Toronto Blue Jays: MLB Draft Big Board for 2021
20. Joshua Baez – OF Dexter Southfield (MA)
The best way to describe Joshua Baez’s game is powerful. The Massachusetts native constantly registers exit velocity of 100+ mph and has an arm that has been clocked at 92 mph from the outfield.
Baez has the tools to turn into a premier power corner outfielder but does have a bit of swing and miss in his game that will have to be ironed out if he is going to fully tap into his raw power at the next level. The swing and miss is real and is why I have Baez ranked all the way down at 21, but the power and arm may be enough for a team in the top 20 to take a swing at the kid from Boston.
19. Jud Fabian – OF. Florida
Florida’s Jud Fabian is essentially the college version of Joshua Baez.
Fabian provides immense power from the right side of the plate and demonstrated this by blasting 20 home runs in only 59 games for the Gators this past season. Fabian doesn’t have the same arm strength that Baez possesses, but the Florida native has received plus run grades (running a 6.54 60 while still in high school 3 years ago), which has provided teams with the hope that Fabian could stick in center field once he turns pro.
Like most power hitters that will be drafted in the back half of the first round, Fabian has a lot of swing and miss in his game, punching out in almost 30% of his at-bats during his final season in Gainesville. The Florida product showed a better feel for the strike zone last summer, where he walked more than he struck out during his 19 games in the Florida Collegiate Summer League, so the potential to hit for average is definitely there.
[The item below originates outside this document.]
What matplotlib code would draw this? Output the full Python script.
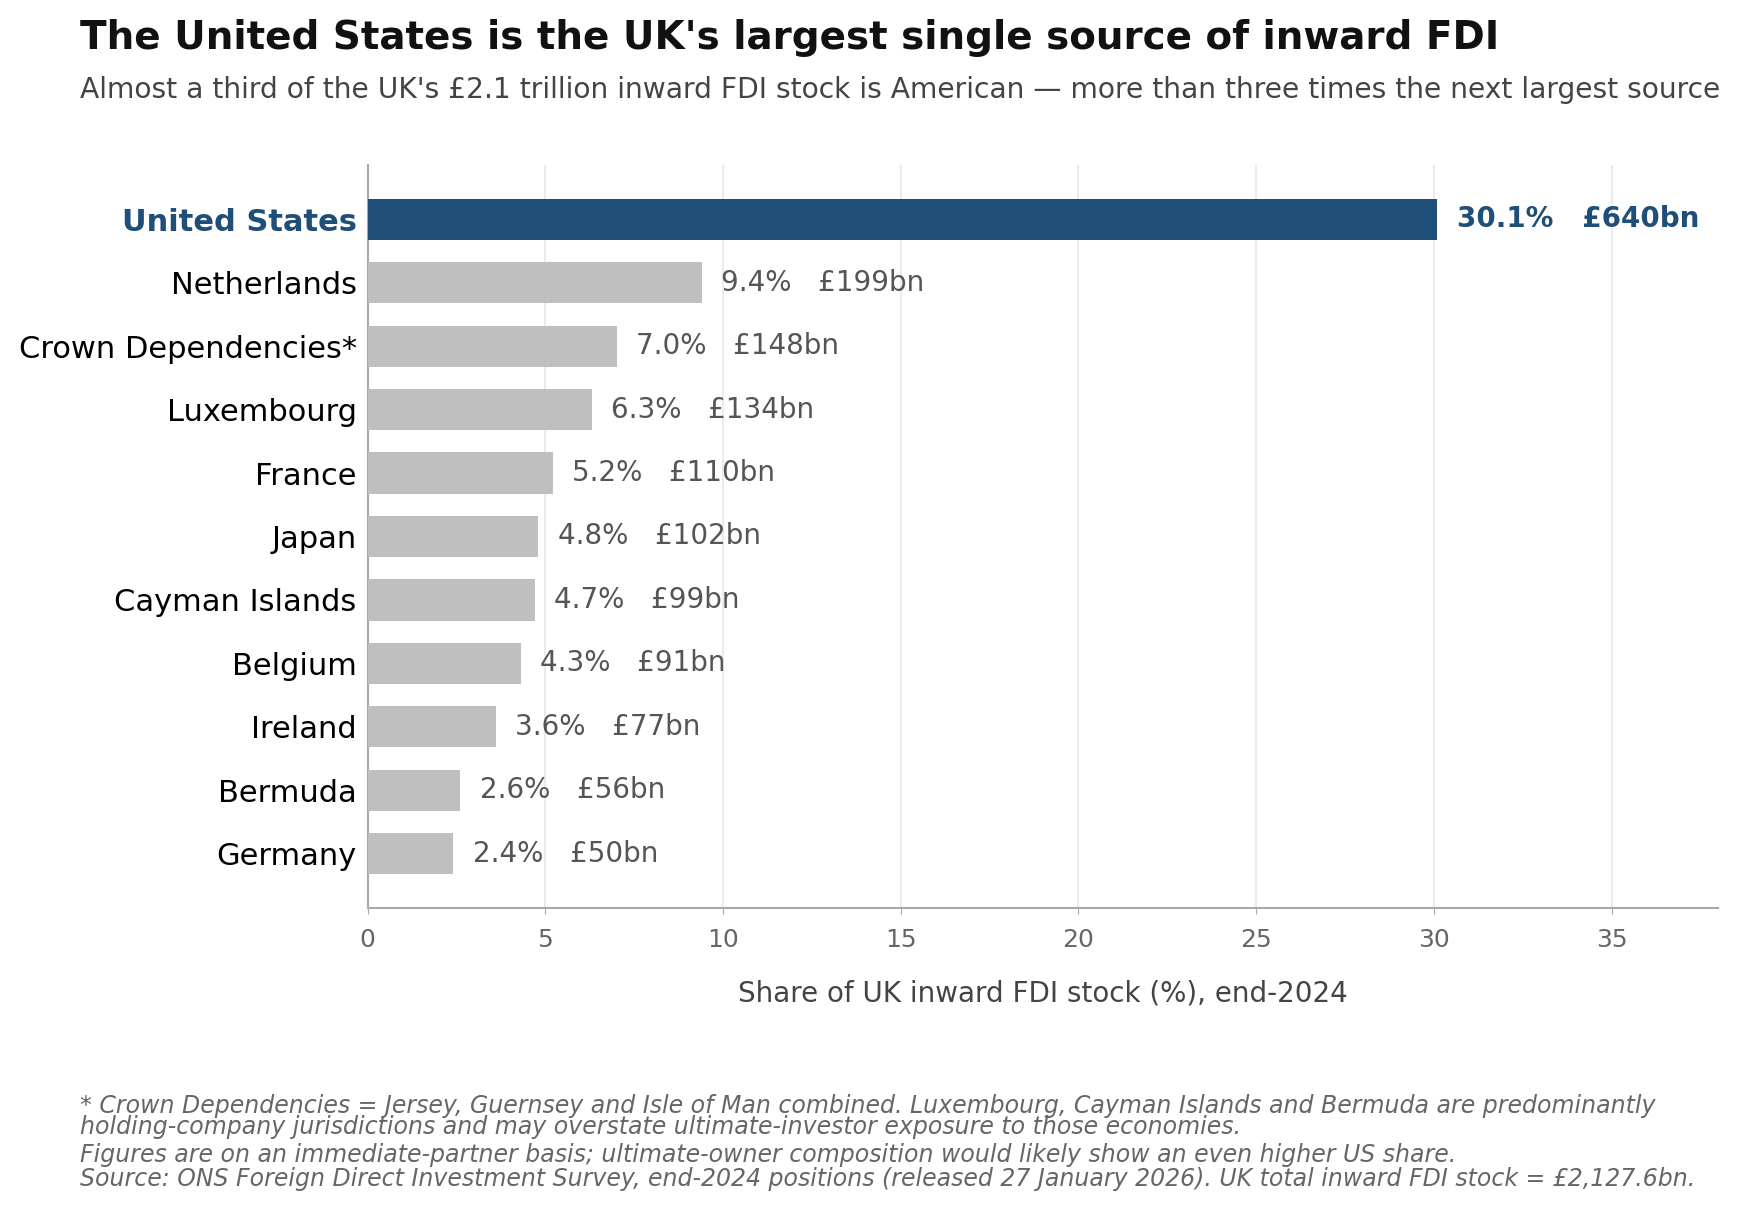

Fabian will just have to figure out how to showcase this on a more consistent basis if he wants to succeed in the minors.
18. Ben Kudrna – RHP Blue Valley Southwest (KS)
Kudrna is one of my favorite under-the-radar prospects in this year’s class. The LSU commit has primarily received second-round grades and I quite frankly don’t understand why.
Kudrna is an advanced pitcher for his age, already possessing a three-pitch mix. The right-hander features a fastball that resides in the low to mid 90’s with fantastic arm side run, a changeup that he has great feel for, and a slider with a ton of movement and late-breaking action. Along with his advanced arsenal, Kudrna has projectable size, standing at 6’3” and weighing in at 195 pounds. Combining his three-pitch mix with his plus size bodes well for the Kansas native sticking as a starter throughout his professional career and is why he is someone who I would feel comfortable with the Blue Jays taking at 19 despite the number of second round grades he has received.
17. Bubba Chandler – SS/RHP North Oconee (GA)
Thanks to Shohei Ohtani, two-way stars are all the rage right now in professional baseball. Bubba Chandler is entering the draft as both a pitcher and shortstop and has the potential to turn into a star on both the mound and at the plate.
Chandler has a lively arm, with a fastball that constantly sits in the mid 90’s and “regularly touches 97 mph”. His best secondary offering is his curveball, which added velocity this past offseason and has great depth, making it a plus offering to go along with his heater. While most scouts believe that the Georgia native has the highest ceiling on the mound, others believe his future involves him playing more shortstop due to his raw athleticism and plus power. Being able to play on both sides of the ball has made Bubba Chandler one of the more interesting prospects in this year’s class.
While I don’t know if he is going to be able to make it to the big leagues as a two-way player, some teams will fall in love with that vision, which is why he is going to be a first-round selection.
16. Christian Franklin – OF Arkansas
Christian Franklin is a player that has slowly dropped down my draft board over the past month and a half.
When I first took a look at Franklin earlier in the season, I was impressed by the Kansas native, as I saw a player who already possessed plus power, speed, and arm strength and looked like he had corrected some of the swing and miss issues that had plagued him during his first two seasons in Fayetteville. When I initially evaluated Franklin back in early April, the speedy center fielder was having a fantastic year, hitting just above .300, with a 1.014 OPS, and was the catalyst for the Arkansas offense, which at the time was the number one team in the nation.
Unfortunately, Franklin had a brutal second half of the season, watching his average drop over .030 points and looked overmatched by high-level pitching, especially in the NCAA tournament where teams were able to consistently beat the outfielder with fastballs up in the zone. The five-tool potential is there and if Franklin is able to make more consistent contact, he has a chance to turn into a special player at the next level. However, Franklin’s swing and miss issue is just as bad as it was when he arrived in Fayetteville, as he punched out in 32% of his at-bats during his freshman season and 36% this past year.
The lack of growth in a problem area of his game leaves me questioning if it is a skill that he will ever improve upon, or if Franklin is just destined to be a light-hitting fourth outfielder.